Records with drawing code

------------------------------------------------

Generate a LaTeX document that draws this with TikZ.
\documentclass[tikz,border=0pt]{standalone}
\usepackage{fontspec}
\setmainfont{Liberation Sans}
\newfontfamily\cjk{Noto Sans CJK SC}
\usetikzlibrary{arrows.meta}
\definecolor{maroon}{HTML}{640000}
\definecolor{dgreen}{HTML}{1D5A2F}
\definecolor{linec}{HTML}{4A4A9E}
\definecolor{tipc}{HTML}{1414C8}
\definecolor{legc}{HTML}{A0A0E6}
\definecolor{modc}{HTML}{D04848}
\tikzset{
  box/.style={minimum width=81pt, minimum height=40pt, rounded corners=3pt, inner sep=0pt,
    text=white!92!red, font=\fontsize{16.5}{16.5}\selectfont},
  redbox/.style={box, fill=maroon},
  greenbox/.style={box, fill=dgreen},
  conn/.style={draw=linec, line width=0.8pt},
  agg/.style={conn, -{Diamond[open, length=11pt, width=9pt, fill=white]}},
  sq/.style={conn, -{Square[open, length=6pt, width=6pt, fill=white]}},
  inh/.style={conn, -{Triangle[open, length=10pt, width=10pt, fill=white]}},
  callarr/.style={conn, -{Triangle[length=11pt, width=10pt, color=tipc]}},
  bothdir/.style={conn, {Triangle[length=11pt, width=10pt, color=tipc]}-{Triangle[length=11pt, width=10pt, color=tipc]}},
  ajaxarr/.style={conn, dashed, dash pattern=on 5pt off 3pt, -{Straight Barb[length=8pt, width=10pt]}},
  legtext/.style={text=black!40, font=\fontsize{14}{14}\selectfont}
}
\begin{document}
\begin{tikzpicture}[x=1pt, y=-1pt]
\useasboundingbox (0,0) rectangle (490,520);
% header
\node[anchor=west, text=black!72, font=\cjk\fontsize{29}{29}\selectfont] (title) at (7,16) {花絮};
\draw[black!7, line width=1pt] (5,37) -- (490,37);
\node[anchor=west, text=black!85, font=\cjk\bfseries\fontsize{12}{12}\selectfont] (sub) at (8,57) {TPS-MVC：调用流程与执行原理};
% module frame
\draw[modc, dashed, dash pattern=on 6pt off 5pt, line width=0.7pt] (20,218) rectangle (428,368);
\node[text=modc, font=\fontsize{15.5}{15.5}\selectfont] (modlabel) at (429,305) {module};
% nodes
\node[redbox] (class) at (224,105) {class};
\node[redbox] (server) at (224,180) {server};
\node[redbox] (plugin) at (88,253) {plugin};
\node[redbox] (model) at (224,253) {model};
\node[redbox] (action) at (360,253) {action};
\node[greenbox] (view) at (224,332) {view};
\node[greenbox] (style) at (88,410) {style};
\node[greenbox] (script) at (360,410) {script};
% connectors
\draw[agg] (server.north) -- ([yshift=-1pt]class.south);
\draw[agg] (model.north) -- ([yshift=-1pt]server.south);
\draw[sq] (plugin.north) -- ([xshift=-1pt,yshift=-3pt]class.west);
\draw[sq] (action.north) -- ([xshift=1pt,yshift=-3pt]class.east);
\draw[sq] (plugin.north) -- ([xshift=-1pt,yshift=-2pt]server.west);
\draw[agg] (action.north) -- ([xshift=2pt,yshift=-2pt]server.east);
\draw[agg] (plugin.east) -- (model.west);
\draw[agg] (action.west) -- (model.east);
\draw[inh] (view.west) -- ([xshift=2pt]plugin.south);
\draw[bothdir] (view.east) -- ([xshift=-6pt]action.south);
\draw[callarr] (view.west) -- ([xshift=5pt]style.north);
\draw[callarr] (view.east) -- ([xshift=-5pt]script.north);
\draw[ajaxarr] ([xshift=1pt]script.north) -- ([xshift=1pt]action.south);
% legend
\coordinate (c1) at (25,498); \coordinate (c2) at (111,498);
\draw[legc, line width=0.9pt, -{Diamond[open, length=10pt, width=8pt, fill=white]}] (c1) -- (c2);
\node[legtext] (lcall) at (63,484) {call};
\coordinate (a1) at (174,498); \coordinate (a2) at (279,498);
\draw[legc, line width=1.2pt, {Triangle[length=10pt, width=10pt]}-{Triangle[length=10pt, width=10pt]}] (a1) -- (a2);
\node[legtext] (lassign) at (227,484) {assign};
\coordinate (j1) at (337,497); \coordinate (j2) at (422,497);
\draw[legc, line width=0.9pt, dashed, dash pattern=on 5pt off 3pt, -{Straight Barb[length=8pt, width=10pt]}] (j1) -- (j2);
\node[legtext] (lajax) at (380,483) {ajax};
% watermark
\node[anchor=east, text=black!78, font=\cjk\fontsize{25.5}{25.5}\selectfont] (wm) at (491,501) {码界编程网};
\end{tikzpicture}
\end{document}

------------------------------------------------

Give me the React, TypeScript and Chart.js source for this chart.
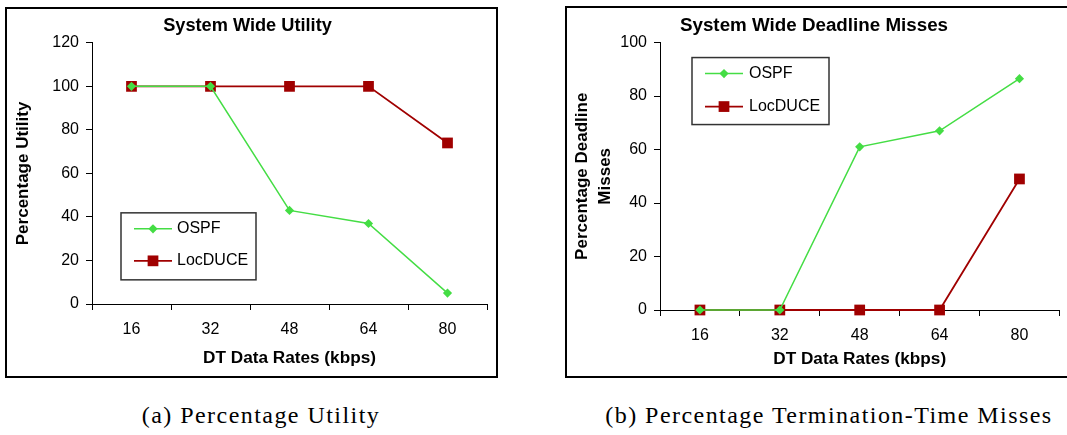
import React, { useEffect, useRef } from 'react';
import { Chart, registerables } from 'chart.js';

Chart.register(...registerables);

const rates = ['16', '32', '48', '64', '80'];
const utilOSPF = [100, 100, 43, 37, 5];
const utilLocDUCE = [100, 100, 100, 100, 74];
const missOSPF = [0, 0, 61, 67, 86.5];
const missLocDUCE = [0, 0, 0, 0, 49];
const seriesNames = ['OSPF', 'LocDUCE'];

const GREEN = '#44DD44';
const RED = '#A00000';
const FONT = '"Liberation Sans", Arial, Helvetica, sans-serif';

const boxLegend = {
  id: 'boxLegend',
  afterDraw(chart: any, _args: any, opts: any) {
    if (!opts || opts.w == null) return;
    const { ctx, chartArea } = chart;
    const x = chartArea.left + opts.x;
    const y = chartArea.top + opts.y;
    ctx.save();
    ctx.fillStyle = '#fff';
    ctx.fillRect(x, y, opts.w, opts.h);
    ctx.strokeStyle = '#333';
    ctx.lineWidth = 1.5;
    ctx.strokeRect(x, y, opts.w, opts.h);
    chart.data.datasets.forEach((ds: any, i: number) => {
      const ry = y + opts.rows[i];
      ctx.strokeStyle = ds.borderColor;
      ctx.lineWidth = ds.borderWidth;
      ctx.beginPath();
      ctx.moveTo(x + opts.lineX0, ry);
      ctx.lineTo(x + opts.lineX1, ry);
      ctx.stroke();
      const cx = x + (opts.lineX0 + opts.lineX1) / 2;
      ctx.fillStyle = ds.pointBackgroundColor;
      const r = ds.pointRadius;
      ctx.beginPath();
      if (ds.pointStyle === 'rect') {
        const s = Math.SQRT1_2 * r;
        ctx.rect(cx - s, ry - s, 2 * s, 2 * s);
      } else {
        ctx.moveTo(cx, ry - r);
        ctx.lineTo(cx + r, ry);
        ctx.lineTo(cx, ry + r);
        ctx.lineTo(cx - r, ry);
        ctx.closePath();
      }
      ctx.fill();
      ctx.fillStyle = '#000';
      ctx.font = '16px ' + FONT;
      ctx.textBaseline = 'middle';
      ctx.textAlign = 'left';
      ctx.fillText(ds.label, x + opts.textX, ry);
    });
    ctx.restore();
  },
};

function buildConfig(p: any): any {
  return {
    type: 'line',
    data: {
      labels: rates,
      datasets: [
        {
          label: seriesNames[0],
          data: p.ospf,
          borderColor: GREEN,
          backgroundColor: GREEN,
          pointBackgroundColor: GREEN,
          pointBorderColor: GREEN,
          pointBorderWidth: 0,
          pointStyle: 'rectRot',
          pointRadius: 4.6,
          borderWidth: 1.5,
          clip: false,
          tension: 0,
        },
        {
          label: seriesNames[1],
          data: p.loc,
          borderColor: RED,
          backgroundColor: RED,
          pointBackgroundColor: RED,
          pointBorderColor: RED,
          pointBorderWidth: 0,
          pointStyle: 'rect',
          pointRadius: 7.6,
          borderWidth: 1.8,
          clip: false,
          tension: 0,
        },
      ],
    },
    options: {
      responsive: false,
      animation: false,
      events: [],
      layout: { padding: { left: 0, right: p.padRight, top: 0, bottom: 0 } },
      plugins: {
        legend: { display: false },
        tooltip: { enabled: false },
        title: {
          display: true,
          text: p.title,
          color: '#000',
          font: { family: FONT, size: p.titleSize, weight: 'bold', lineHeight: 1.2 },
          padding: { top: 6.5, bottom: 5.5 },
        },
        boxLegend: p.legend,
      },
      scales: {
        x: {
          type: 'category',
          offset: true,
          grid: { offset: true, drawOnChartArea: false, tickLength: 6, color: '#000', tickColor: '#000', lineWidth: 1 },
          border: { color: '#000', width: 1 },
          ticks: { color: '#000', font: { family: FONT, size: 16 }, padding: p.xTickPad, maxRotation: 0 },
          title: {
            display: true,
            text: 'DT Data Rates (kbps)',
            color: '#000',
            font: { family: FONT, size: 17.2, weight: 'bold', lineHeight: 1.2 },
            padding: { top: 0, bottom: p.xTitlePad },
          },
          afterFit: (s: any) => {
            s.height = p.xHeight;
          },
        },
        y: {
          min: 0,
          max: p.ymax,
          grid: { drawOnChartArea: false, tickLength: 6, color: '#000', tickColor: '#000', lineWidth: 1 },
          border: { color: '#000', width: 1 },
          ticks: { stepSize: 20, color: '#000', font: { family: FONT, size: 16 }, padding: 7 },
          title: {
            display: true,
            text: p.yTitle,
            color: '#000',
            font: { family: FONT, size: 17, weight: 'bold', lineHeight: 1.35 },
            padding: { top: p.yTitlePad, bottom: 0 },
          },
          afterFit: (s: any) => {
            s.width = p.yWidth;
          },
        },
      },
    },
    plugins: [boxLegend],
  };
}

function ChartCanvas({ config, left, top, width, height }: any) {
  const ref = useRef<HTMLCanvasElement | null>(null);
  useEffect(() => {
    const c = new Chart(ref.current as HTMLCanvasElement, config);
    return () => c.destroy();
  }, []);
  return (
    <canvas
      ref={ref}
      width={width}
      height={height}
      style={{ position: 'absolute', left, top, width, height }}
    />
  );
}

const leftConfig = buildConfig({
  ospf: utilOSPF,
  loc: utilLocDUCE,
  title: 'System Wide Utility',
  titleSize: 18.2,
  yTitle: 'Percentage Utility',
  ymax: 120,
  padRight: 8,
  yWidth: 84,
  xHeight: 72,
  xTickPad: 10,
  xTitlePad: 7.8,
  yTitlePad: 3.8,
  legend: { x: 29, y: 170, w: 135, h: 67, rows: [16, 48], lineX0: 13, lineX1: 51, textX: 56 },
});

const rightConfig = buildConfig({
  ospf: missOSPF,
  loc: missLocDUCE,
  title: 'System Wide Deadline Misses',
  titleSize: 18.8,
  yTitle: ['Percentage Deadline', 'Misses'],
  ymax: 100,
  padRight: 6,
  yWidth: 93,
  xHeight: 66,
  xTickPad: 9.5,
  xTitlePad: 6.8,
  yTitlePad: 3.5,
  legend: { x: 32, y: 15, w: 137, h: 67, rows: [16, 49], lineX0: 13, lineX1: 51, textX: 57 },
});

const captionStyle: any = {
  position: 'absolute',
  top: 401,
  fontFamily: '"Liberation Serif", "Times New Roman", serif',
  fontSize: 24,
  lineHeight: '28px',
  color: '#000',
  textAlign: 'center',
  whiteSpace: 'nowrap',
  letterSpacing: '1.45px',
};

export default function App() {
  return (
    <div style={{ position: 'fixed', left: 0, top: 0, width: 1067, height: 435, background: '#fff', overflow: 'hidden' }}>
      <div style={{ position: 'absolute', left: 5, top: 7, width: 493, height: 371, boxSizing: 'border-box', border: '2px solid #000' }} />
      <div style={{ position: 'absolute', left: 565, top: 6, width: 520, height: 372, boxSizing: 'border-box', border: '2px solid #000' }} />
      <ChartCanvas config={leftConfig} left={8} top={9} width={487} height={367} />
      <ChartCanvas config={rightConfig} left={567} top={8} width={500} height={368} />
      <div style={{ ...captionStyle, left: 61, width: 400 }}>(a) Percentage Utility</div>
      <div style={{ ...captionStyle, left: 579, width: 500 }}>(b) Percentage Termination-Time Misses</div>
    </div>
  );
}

------------------------------------------------

**Requirements:**
Any pictures should be left out. Reproduce every line from the one holding "Give me the" down to the one holding "Arial, Helvetica, sans-serif';", both of those lines included.

**Response for this exercise:**
Give me the React, TypeScript and Chart.js source for this chart.
import React, { useEffect, useRef } from 'react';
import { Chart, registerables } from 'chart.js';

Chart.register(...registerables);

const rates = ['16', '32', '48', '64', '80'];
const utilOSPF = [100, 100, 43, 37, 5];
const utilLocDUCE = [100, 100, 100, 100, 74];
const missOSPF = [0, 0, 61, 67, 86.5];
const missLocDUCE = [0, 0, 0, 0, 49];
const seriesNames = ['OSPF', 'LocDUCE'];

const GREEN = '#44DD44';
const RED = '#A00000';
const FONT = '"Liberation Sans", Arial, Helvetica, sans-serif';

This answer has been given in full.